As you can clearly see, the image on the left is missing some objects, and the texture for the terrain is a lower resolution. A human could look at this and notice the difference, but I needed a numerical value to measure how different the two images are.
This is a problem that has been well-studied in the vision and graphics research communities. The most common algorithm is the Structural Similarity Image Metric (SSIM), outlined in the 2004 paper Image Quality Assessment: From Error Visibility to Structural Similarity by Wang, et al. The most common previous methods were PNSR and RMSE, but those metrics didn't take into account the perceptual difference between the two images. Another metric that takes into account perception is the 2001 paper Spatiotemporal Sensitivity and Visual Attention for Efﬁcient Rendering of Dynamic Environments by Yee, et al.
I wanted to compare a few of these metrics to try and see how they differ.
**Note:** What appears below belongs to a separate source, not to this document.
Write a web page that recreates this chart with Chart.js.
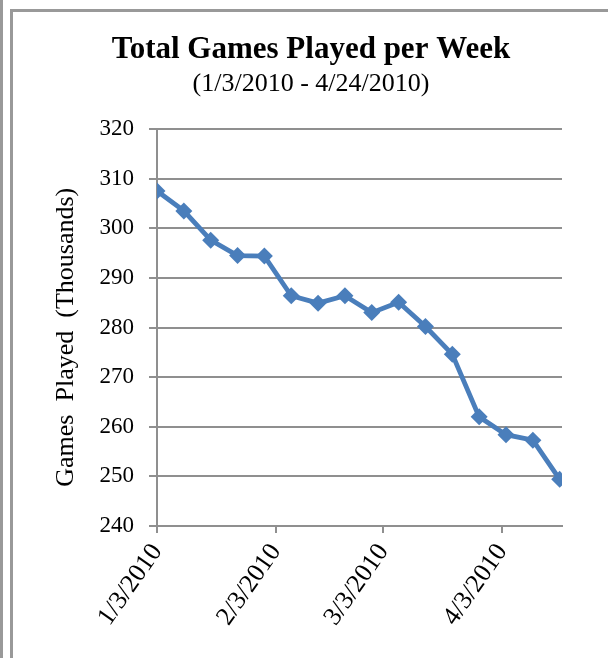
<!DOCTYPE html>
<html lang="en">
<head>
    <meta charset="UTF-8">
    <title>Total Games Played per Week</title>
    <script src="https://cdn.jsdelivr.net/npm/chart.js@4.4.1/dist/chart.umd.min.js"></script>
    <style>
        body{
            margin: 0;
            background: #fff;
            overflow: hidden;
        }
        #edge{
            position: absolute;
            left: 0; top: 0;
            width: 3px; height: 658px;
            background: #999;
        }
        #frame{
            position: absolute;
            left: 10px; top: 9px;
            width: 700px; height: 700px;
            border: 3px solid #999;
        }
        #wrap{
            position: absolute;
            left: 0; top: 0;
            width: 608px; height: 658px;
        }
    </style>
</head>
<body>
<div id="edge"></div>
<div id="frame"></div>
<div id="wrap">
    <canvas id="myChart" width="608" height="658"></canvas>
</div>
<script>
    // weekly totals, in thousands of games
    var weekStarts = ['1/3/2010', '1/10/2010', '1/17/2010', '1/24/2010', '1/31/2010', '2/7/2010',
                      '2/14/2010', '2/21/2010', '2/28/2010', '3/7/2010', '3/14/2010', '3/21/2010',
                      '3/28/2010', '4/4/2010', '4/11/2010', '4/18/2010'];
    var gamesPlayed = [307.5, 303.5, 297.6, 294.5, 294.4, 286.4, 284.9, 286.4,
                       283.0, 285.1, 280.2, 274.6, 262.0, 258.4, 257.3, 249.4];
    var axisDates = ['1/3/2010', '2/3/2010', '3/3/2010', '4/3/2010'];
    var yMin = 240, yMax = 320, yStep = 10;

    var serif = "'Liberation Serif', 'Times New Roman', serif";
    var gridGray = '#8f8f8f';
    var DAY = 86400000;

    function toUtc(s) {
        var p = s.split('/');
        return Date.UTC(+p[2], +p[0] - 1, +p[1]);
    }
    var start = toUtc(weekStarts[0]);
    function dayOf(s) {
        return Math.round((toUtc(s) - start) / DAY);
    }
    function dateLabel(d) {
        var t = new Date(start + d * DAY);
        return (t.getUTCMonth() + 1) + '/' + t.getUTCDate() + '/' + t.getUTCFullYear();
    }

    var points = weekStarts.map(function (w, i) {
        return {x: dayOf(w), y: gamesPlayed[i]};
    });
    var tickDays = axisDates.map(dayOf);

    var ctx = document.getElementById('myChart').getContext('2d');
    var myChart = new Chart(ctx, {
        type: 'line',
        data: {
            datasets: [{
                data: points,
                borderColor: '#4a7ebb',
                backgroundColor: '#4a7ebb',
                borderWidth: 4.8,
                pointStyle: 'rectRot',
                pointRadius: 8.5,
                pointBorderWidth: 0,
                tension: 0
            }]
        },
        options: {
            responsive: false,
            animation: false,
            layout: {padding: {left: 60, right: 46, top: 0, bottom: 0}},
            plugins: {
                legend: {display: false},
                tooltip: {enabled: false},
                title: {
                    display: true,
                    text: 'Total Games Played per Week',
                    color: '#000',
                    font: {family: serif, size: 31, weight: 'bold'},
                    padding: {top: 31, bottom: 0}
                },
                subtitle: {
                    display: true,
                    text: '(1/3/2010 - 4/24/2010)',
                    color: '#000',
                    font: {family: serif, size: 26},
                    padding: {top: 0, bottom: 29.6}
                }
            },
            scales: {
                x: {
                    type: 'linear',
                    min: 0,
                    max: 105.6,
                    afterBuildTicks: function (scale) {
                        scale.ticks = tickDays.map(function (v) { return {value: v}; });
                    },
                    afterFit: function (scale) { scale.height = 132; },
                    grid: {
                        drawOnChartArea: false,
                        drawTicks: true,
                        tickLength: 7,
                        color: gridGray,
                        lineWidth: 2
                    },
                    border: {display: true, color: gridGray, width: 2},
                    ticks: {
                        minRotation: 55,
                        maxRotation: 55,
                        autoSkip: false,
                        padding: 5,
                        color: '#000',
                        font: {family: serif, size: 26},
                        callback: function (v) { return dateLabel(v); }
                    }
                },
                y: {
                    min: yMin,
                    max: yMax,
                    afterFit: function (scale) { scale.width = 97; },
                    grid: {
                        color: gridGray,
                        lineWidth: 2,
                        drawTicks: true,
                        tickLength: 8
                    },
                    border: {display: true, color: gridGray, width: 2},
                    ticks: {
                        stepSize: yStep,
                        padding: 15,
                        color: '#000',
                        font: {family: serif, size: 23}
                    },
                    title: {
                        display: true,
                        text: 'Games  Played  (Thousands)   ',
                        color: '#000',
                        font: {family: serif, size: 26},
                        padding: {top: -9, bottom: 0}
                    }
                }
            }
        }
    });
</script>
</body>
</html>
Zhou Wang from the 2004 SSIM paper maintains a nice site with some information about SSIM and comparisons to other metrics. I decided to start by taking the images of Einstein he created, labeled as Meanshift, Contrast, Impulse, Blur, and JPG:
The comparison programs I chose were pyssim for SSIM, perceptualdiff for the 2001 paper, and the compare command from ImageMagick for RMSE and PNSR. The results I came up with for those five images of Einstein:
As you can see, PNSR and RMSE are pretty much useless at comparing these images. It treats them all equally. Note that the SSIM values are actually inverted so that lower values mean a lower error rate for both the SSIM and perceptualdiff graphs. The SSIM and perceptualdiff metrics seem to agree on Meanshift and JPG, but have a reverse ordering of the error rates for Contrast, Impulse, and Blur.
To get a better idea of how these algorithms would work for my dataset, I took an example run of my scene rendering. This is a series of screenshots over time, with both the ground truth, correct image, and an image I want to compare to it. I plotted the error values for all of the four metrics over time:
Here we see a different story. RMSE and SSIM seem to be almost identical (with respect to their scale) and PNSR (inverted) and perceptualdiff also show similar shapes. All of the metrics seem to compare about equally in this case. You can find the code for generating these two graphs in my repository image-comparison-comparison on GitHub.
I think the moral of the story is make sure you explore multiple options for your dataset. Your domain might be different from other areas where the relevant algorithms were applied. I actually ended up using perceptualdiff because it gives a nice, intuitive output value: the number of pixels perceptually different in the two images, and because it supports MPI, so it runs really fast on machines with 16 cores.